Instructions to follow => Omit every image, and transcribe the remaining entries exactly as given.
## BEGIN
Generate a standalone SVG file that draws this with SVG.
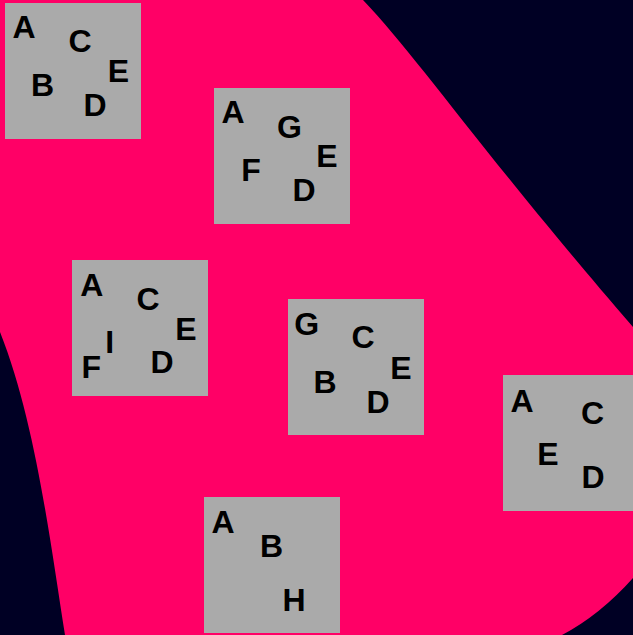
<svg xmlns="http://www.w3.org/2000/svg" width="633" height="635" viewBox="0 0 633 635">
<style>
.box{fill:#aaaaaa}
text{font-family:"Liberation Sans",Arial,sans-serif;font-weight:bold;font-size:32px;fill:#000;text-anchor:middle}
</style>
<rect width="633" height="635" fill="#000024"/>
<path d="M0,0 L363,0 C420,60 480,150 633,327 L633,578 Q600,615 562,635 L65,635 C50,540 35,420 0,332 Z" fill="#ff0066"/>
<g id="connectors"/>
<g id="n1"><rect class="box" x="5" y="3" width="136" height="136"/>
<text x="24" y="38">A</text><text x="80" y="52">C</text><text x="118.5" y="82">E</text><text x="42.5" y="96">B</text><text x="95" y="116">D</text></g>
<g id="n2"><rect class="box" x="214" y="88" width="136" height="136"/>
<text x="233" y="123">A</text><text x="289.5" y="138">G</text><text x="327" y="167">E</text><text x="251" y="181">F</text><text x="304" y="201">D</text></g>
<g id="n3"><rect class="box" x="72" y="260" width="136" height="136"/>
<text x="91.7" y="296">A</text><text x="148" y="310">C</text><text x="186" y="340">E</text><text x="109.7" y="353">I</text><text x="91.3" y="378">F</text><text x="162" y="373">D</text></g>
<g id="n4"><rect class="box" x="288" y="299" width="136" height="136"/>
<text x="306.7" y="335">G</text><text x="363" y="348">C</text><text x="401" y="379">E</text><text x="325" y="393">B</text><text x="378" y="413">D</text></g>
<g id="n5"><rect class="box" x="503" y="375" width="136" height="136"/>
<text x="522" y="412">A</text><text x="592.5" y="424">C</text><text x="548" y="465">E</text><text x="593" y="488">D</text></g>
<g id="n6"><rect class="box" x="204" y="497" width="136" height="136"/>
<text x="223" y="533">A</text><text x="271.5" y="557">B</text><text x="294" y="611">H</text></g>
</svg>
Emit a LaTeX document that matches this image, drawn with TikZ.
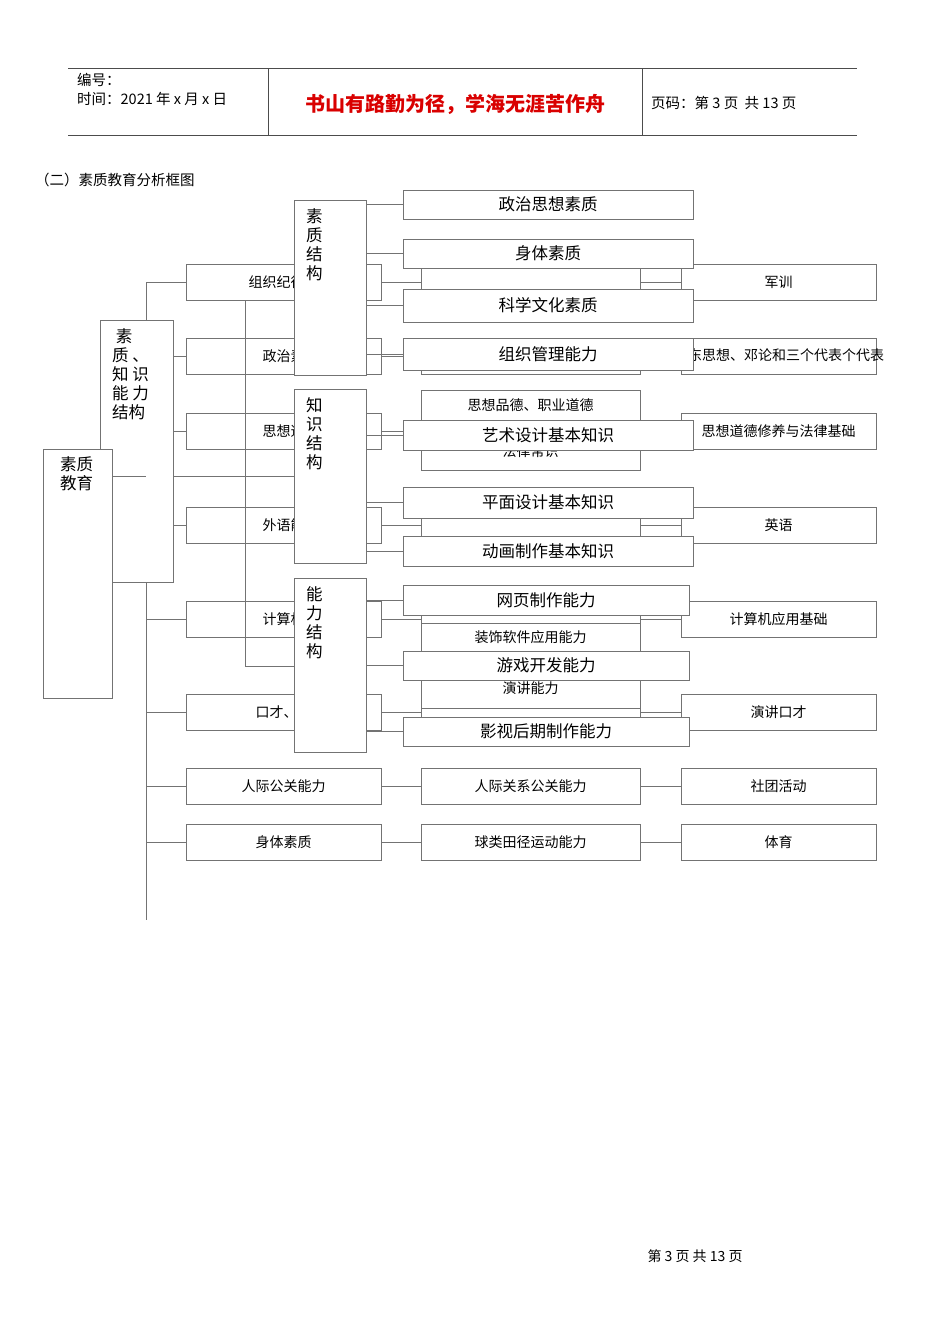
\documentclass[tikz,border=0pt]{standalone}
\usepackage{fontspec}
\setmainfont{Noto Sans CJK SC}
\begin{document}
\begin{tikzpicture}[x=1pt,y=-1pt,
  bx/.style={draw=black!55,line width=0.7pt,fill=white},
  ln/.style={draw=black!55,line width=0.7pt},
  t/.style={font=\fontsize{14}{16}\selectfont,inner sep=0pt},
  tb/.style={font=\fontsize{16.5}{19}\selectfont,inner sep=0pt}]
\useasboundingbox[fill=white] (0,0) rectangle (950,1344);
% header
\draw[ln,black!70] (68,68) -- (857,68) (68,135) -- (857,135) (268,68) -- (268,135) (642,68) -- (642,135);
\node[t,anchor=west,font=\fontsize{14.5}{16}\selectfont] (h1) at (77,80) {编号：};
\node[t,anchor=west,font=\fontsize{14.5}{16}\selectfont] (h2) at (77,99) {时间：2021 年 x 月 x 日};
\node[inner sep=0pt,text=red!85!black,font=\fontsize{20}{22}\selectfont\bfseries] (h3) at (455,104) {书山有路勤为径，学海无涯苦作舟};
\node[t,anchor=west,font=\fontsize{14.5}{16}\selectfont] (h4) at (651,103) {页码：第 3 页\ \ 共 13 页};
\node[t,anchor=west,font=\fontsize{14.5}{16}\selectfont] (title) at (35,180) {（二）素质教育分析框图};
\node[t] (foot) at (695,1256) {第\ 3\ 页\ 共\ 13\ 页};
% base layer
\draw[ln] (146,282) -- (146,920);
\foreach \y/\l/\r in {282/组织纪律军/军训,356/政治素/{},431/思想道/思想道德修养与法律基础,525/外语能/英语,619/计算机/计算机应用基础,712/口才、写/演讲口才,786/人际公关能力/社团活动,842/身体素质/体育}{
  \draw[ln] (146,\y) -- (186,\y) (381,\y) -- (421,\y) (640,\y) -- (681,\y);
  \node[bx,minimum width=195,minimum height=36] (L\y) at (283.5,\y) {};
  \node[t] at (283.5,\y) {\l};
  \node[bx,minimum width=219,minimum height=36] (M\y) at (530.5,\y) {};
  \node[bx,minimum width=195,minimum height=36] (R\y) at (778.5,\y) {};
  \node[t] at (778.5,\y) {\r};
}
\node[t] at (530.5,786) {人际关系公关能力};
\node[t] at (530.5,842) {球类田径运动能力};
\node[t,anchor=west] at (688,355) {东思想、邓论和三个代表个代表};
\node[bx,minimum width=219,minimum height=45,anchor=north west] at (421,425) {};
\node[t] at (530.5,451) {法律常识};
\node[bx,minimum width=219,minimum height=30,anchor=north west] at (421,390) {};
\node[t] at (530.5,405) {思想品德、职业道德};
\node[bx,minimum width=219,minimum height=30,anchor=north west] at (421,678) {};
\node[t] at (530.5,688) {演讲能力};
\node[bx,minimum width=219,minimum height=30,anchor=north west] at (421,623) {};
\node[t] at (530.5,637) {装饰软件应用能力};
\draw[ln] (245,300) -- (245,666) -- (294,666);
\draw[ln] (173,476) -- (294,476);
\node[bx,minimum width=73,minimum height=262,anchor=north west] (skn) at (100,320) {};
\node[tb,anchor=north west,align=left] at (112,328) {\ 素\\质\ 、\\知\ 识\\能\ 力\\结构};
\draw[ln] (112,476) -- (146,476);
\node[bx,minimum width=69,minimum height=249,anchor=north west] (root) at (43,449) {};
\node[tb,anchor=north west,align=left] at (60,456) {素质\\教育};
% overlay columns
\foreach \n/\a/\b/\txt in {c1/200/375/{素\\质\\结\\构},c2/389/563/{知\\识\\结\\构},c3/578/752/{能\\力\\结\\构}}{
  \node[bx,minimum width=72,minimum height=\b-\a,anchor=north west] (\n) at (294,\a) {};
  \node[tb,anchor=north west,align=left] at (306,\a+8) {\txt};
}
\foreach \y/\h/\w/\txt in {190/29/290/政治思想素质,239/29/290/身体素质,289/33/290/科学文化素质,338/32/290/组织管理能力,420/30/290/艺术设计基本知识,487/31/290/平面设计基本知识,536/30/290/动画制作基本知识,585/30/286/网页制作能力,651/29/286/游戏开发能力,717/29/286/影视后期制作能力}{
  \draw[ln] (366,\y+\h/2) -- (403,\y+\h/2);
  \node[bx,minimum width=\w,minimum height=\h,anchor=north west] at (403,\y) {};
  \node[tb] at (403+\w/2,\y+\h/2) {\txt};
}
\end{tikzpicture}
\end{document}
## END
Expected answer =>
Generate a standalone SVG file that draws this with SVG.
<svg xmlns="http://www.w3.org/2000/svg" width="633" height="635" viewBox="0 0 633 635">
<style>
.box{fill:#aaaaaa}
text{font-family:"Liberation Sans",Arial,sans-serif;font-weight:bold;font-size:32px;fill:#000;text-anchor:middle}
</style>
<rect width="633" height="635" fill="#000024"/>
<path d="M0,0 L363,0 C420,60 480,150 633,327 L633,578 Q600,615 562,635 L65,635 C50,540 35,420 0,332 Z" fill="#ff0066"/>
<g id="connectors"/>
<g id="n1"><rect class="box" x="5" y="3" width="136" height="136"/>
<text x="24" y="38">A</text><text x="80" y="52">C</text><text x="118.5" y="82">E</text><text x="42.5" y="96">B</text><text x="95" y="116">D</text></g>
<g id="n2"><rect class="box" x="214" y="88" width="136" height="136"/>
<text x="233" y="123">A</text><text x="289.5" y="138">G</text><text x="327" y="167">E</text><text x="251" y="181">F</text><text x="304" y="201">D</text></g>
<g id="n3"><rect class="box" x="72" y="260" width="136" height="136"/>
<text x="91.7" y="296">A</text><text x="148" y="310">C</text><text x="186" y="340">E</text><text x="109.7" y="353">I</text><text x="91.3" y="378">F</text><text x="162" y="373">D</text></g>
<g id="n4"><rect class="box" x="288" y="299" width="136" height="136"/>
<text x="306.7" y="335">G</text><text x="363" y="348">C</text><text x="401" y="379">E</text><text x="325" y="393">B</text><text x="378" y="413">D</text></g>
<g id="n5"><rect class="box" x="503" y="375" width="136" height="136"/>
<text x="522" y="412">A</text><text x="592.5" y="424">C</text><text x="548" y="465">E</text><text x="593" y="488">D</text></g>
<g id="n6"><rect class="box" x="204" y="497" width="136" height="136"/>
<text x="223" y="533">A</text><text x="271.5" y="557">B</text><text x="294" y="611">H</text></g>
</svg>
Emit a LaTeX document that matches this image, drawn with TikZ.
\documentclass[tikz,border=0pt]{standalone}
\usepackage{fontspec}
\setmainfont{Noto Sans CJK SC}
\begin{document}
\begin{tikzpicture}[x=1pt,y=-1pt,
  bx/.style={draw=black!55,line width=0.7pt,fill=white},
  ln/.style={draw=black!55,line width=0.7pt},
  t/.style={font=\fontsize{14}{16}\selectfont,inner sep=0pt},
  tb/.style={font=\fontsize{16.5}{19}\selectfont,inner sep=0pt}]
\useasboundingbox[fill=white] (0,0) rectangle (950,1344);
% header
\draw[ln,black!70] (68,68) -- (857,68) (68,135) -- (857,135) (268,68) -- (268,135) (642,68) -- (642,135);
\node[t,anchor=west,font=\fontsize{14.5}{16}\selectfont] (h1) at (77,80) {编号：};
\node[t,anchor=west,font=\fontsize{14.5}{16}\selectfont] (h2) at (77,99) {时间：2021 年 x 月 x 日};
\node[inner sep=0pt,text=red!85!black,font=\fontsize{20}{22}\selectfont\bfseries] (h3) at (455,104) {书山有路勤为径，学海无涯苦作舟};
\node[t,anchor=west,font=\fontsize{14.5}{16}\selectfont] (h4) at (651,103) {页码：第 3 页\ \ 共 13 页};
\node[t,anchor=west,font=\fontsize{14.5}{16}\selectfont] (title) at (35,180) {（二）素质教育分析框图};
\node[t] (foot) at (695,1256) {第\ 3\ 页\ 共\ 13\ 页};
% base layer
\draw[ln] (146,282) -- (146,920);
\foreach \y/\l/\r in {282/组织纪律军/军训,356/政治素/{},431/思想道/思想道德修养与法律基础,525/外语能/英语,619/计算机/计算机应用基础,712/口才、写/演讲口才,786/人际公关能力/社团活动,842/身体素质/体育}{
  \draw[ln] (146,\y) -- (186,\y) (381,\y) -- (421,\y) (640,\y) -- (681,\y);
  \node[bx,minimum width=195,minimum height=36] (L\y) at (283.5,\y) {};
  \node[t] at (283.5,\y) {\l};
  \node[bx,minimum width=219,minimum height=36] (M\y) at (530.5,\y) {};
  \node[bx,minimum width=195,minimum height=36] (R\y) at (778.5,\y) {};
  \node[t] at (778.5,\y) {\r};
}
\node[t] at (530.5,786) {人际关系公关能力};
\node[t] at (530.5,842) {球类田径运动能力};
\node[t,anchor=west] at (688,355) {东思想、邓论和三个代表个代表};
\node[bx,minimum width=219,minimum height=45,anchor=north west] at (421,425) {};
\node[t] at (530.5,451) {法律常识};
\node[bx,minimum width=219,minimum height=30,anchor=north west] at (421,390) {};
\node[t] at (530.5,405) {思想品德、职业道德};
\node[bx,minimum width=219,minimum height=30,anchor=north west] at (421,678) {};
\node[t] at (530.5,688) {演讲能力};
\node[bx,minimum width=219,minimum height=30,anchor=north west] at (421,623) {};
\node[t] at (530.5,637) {装饰软件应用能力};
\draw[ln] (245,300) -- (245,666) -- (294,666);
\draw[ln] (173,476) -- (294,476);
\node[bx,minimum width=73,minimum height=262,anchor=north west] (skn) at (100,320) {};
\node[tb,anchor=north west,align=left] at (112,328) {\ 素\\质\ 、\\知\ 识\\能\ 力\\结构};
\draw[ln] (112,476) -- (146,476);
\node[bx,minimum width=69,minimum height=249,anchor=north west] (root) at (43,449) {};
\node[tb,anchor=north west,align=left] at (60,456) {素质\\教育};
% overlay columns
\foreach \n/\a/\b/\txt in {c1/200/375/{素\\质\\结\\构},c2/389/563/{知\\识\\结\\构},c3/578/752/{能\\力\\结\\构}}{
  \node[bx,minimum width=72,minimum height=\b-\a,anchor=north west] (\n) at (294,\a) {};
  \node[tb,anchor=north west,align=left] at (306,\a+8) {\txt};
}
\foreach \y/\h/\w/\txt in {190/29/290/政治思想素质,239/29/290/身体素质,289/33/290/科学文化素质,338/32/290/组织管理能力,420/30/290/艺术设计基本知识,487/31/290/平面设计基本知识,536/30/290/动画制作基本知识,585/30/286/网页制作能力,651/29/286/游戏开发能力,717/29/286/影视后期制作能力}{
  \draw[ln] (366,\y+\h/2) -- (403,\y+\h/2);
  \node[bx,minimum width=\w,minimum height=\h,anchor=north west] at (403,\y) {};
  \node[tb] at (403+\w/2,\y+\h/2) {\txt};
}
\end{tikzpicture}
\end{document}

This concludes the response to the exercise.